This gets us to the point behind this statistical analysis. It is to get a reasonable estimate of the median and mean number of days it takes city agencies to attend to a complaint. Say tickets were not closed out because somebody forgot, a manager notices that and closes them out, but months or years later. If you leave them as is, are you getting a reasonable estimate of how long it takes the city to take care of complaints? You are coming to vastly different conclusions if it takes the city an average of 9 days to address a problem versus 20 days, as in the above example.
Let’s see what happens if we take out the obvious errors. We exclude closed dates that occur after Feb 19, 2017, the date when the 2004 to 2016 data was downloaded (that is, they are in the future).
> summary(DaysToClose)
Min. 1st Qu. Median Mean 3rd Qu. Max.
0.0 0.2 3.0 19.5 10.0 2926.0
Nothing much happened except the Max is now “only” 2926 days – which is 8+ years! Versus 365200 days or a 1000+ years before. Clearly we need to use our judgement on this. Let’s leave out complaints that were closed more than a year after being filed and see what happens.
>summary(DaysToClose)
Min. 1st Qu. Median Mean 3rd Qu. Max.
0.0 0.2 3.0 12.9 10.0 365.0
The average/mean drops from 19.5 to 12.9. That is quite significant. Is 365 days the right cut-off to use? The average is still 10 days over the median, which is a pretty big gap. We lose 204,019 rows by taking out anything that was closed out after a gap of 365 days. By contrast, we lost 1.15 million rows by taking out tickets that were closed out before they were created. The difference is simple – there is no way a ticket can be closed before it is created. The close-out date is, therefore, without doubt an error, and we take out such errors. We know zero about how long those complaints really took so we cannot arbitrarily assign a number of days it took.

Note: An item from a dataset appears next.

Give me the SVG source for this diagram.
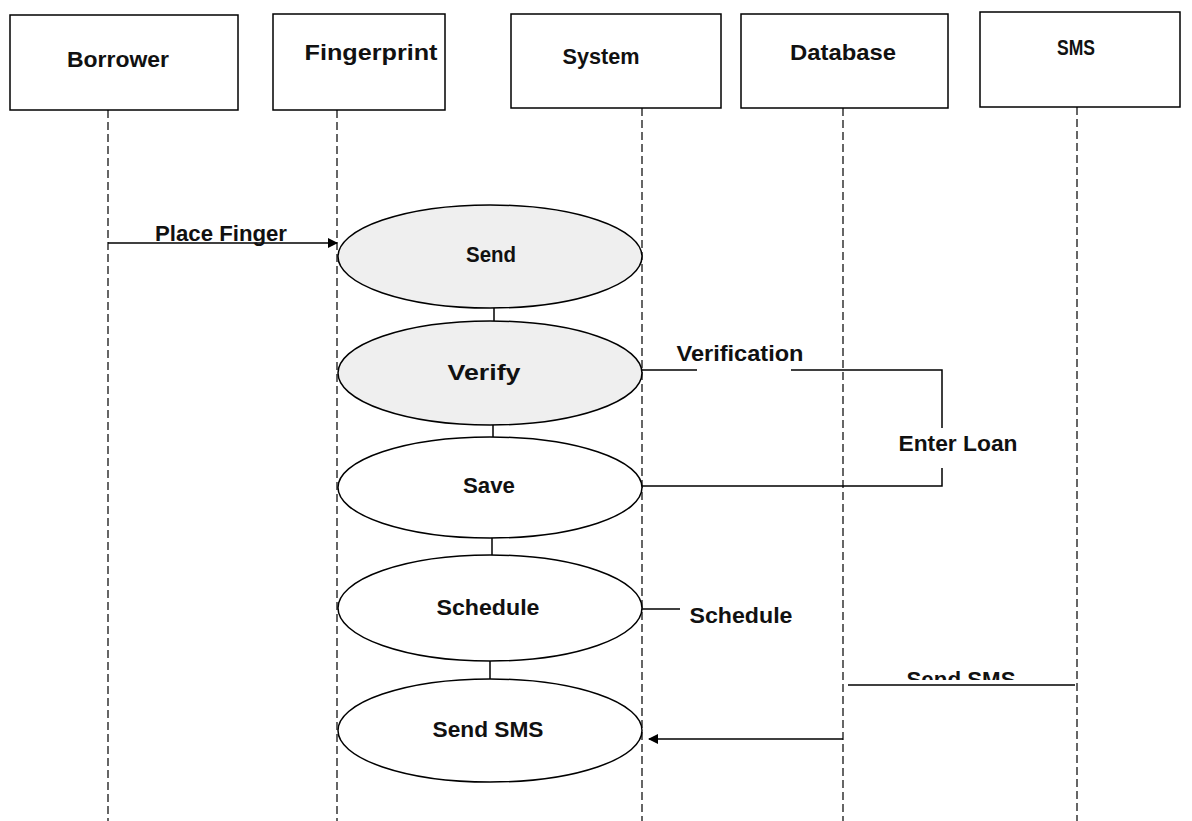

But a complaint can take more than 365 days to address and close out, however unlikely. Taking out errors is one thing, and taking out the unlikely, which are not necessarily errors, is something else. I tried a cut off of 180 days. The median drops from 3.0 to 2.9 and the mean from 12.9 to 10.5 days. What now? The drop from 12.9 to 10.5 is not as large as a drop of 6.5 days, from 19.5 to 12.9.
Looking only at tickets that were closed out 365 days or more after they were created, the average life of such a ticket was 775 days and the median fairly close at 660 days.
>summary(DaysToClose)
Min. 1st Qu. Median Mean 3rd Qu. Max.
365.0 476.5 660.0 775.3 992.3 365200.0
By lowering the limit to 180 days we may actually be crossing over from cleaning up errors to tampering with data, “massaging” it. So 365 days it is.
That’s “summary” statistics. Maybe more detail than you bargained for but hopefully with enough clarity.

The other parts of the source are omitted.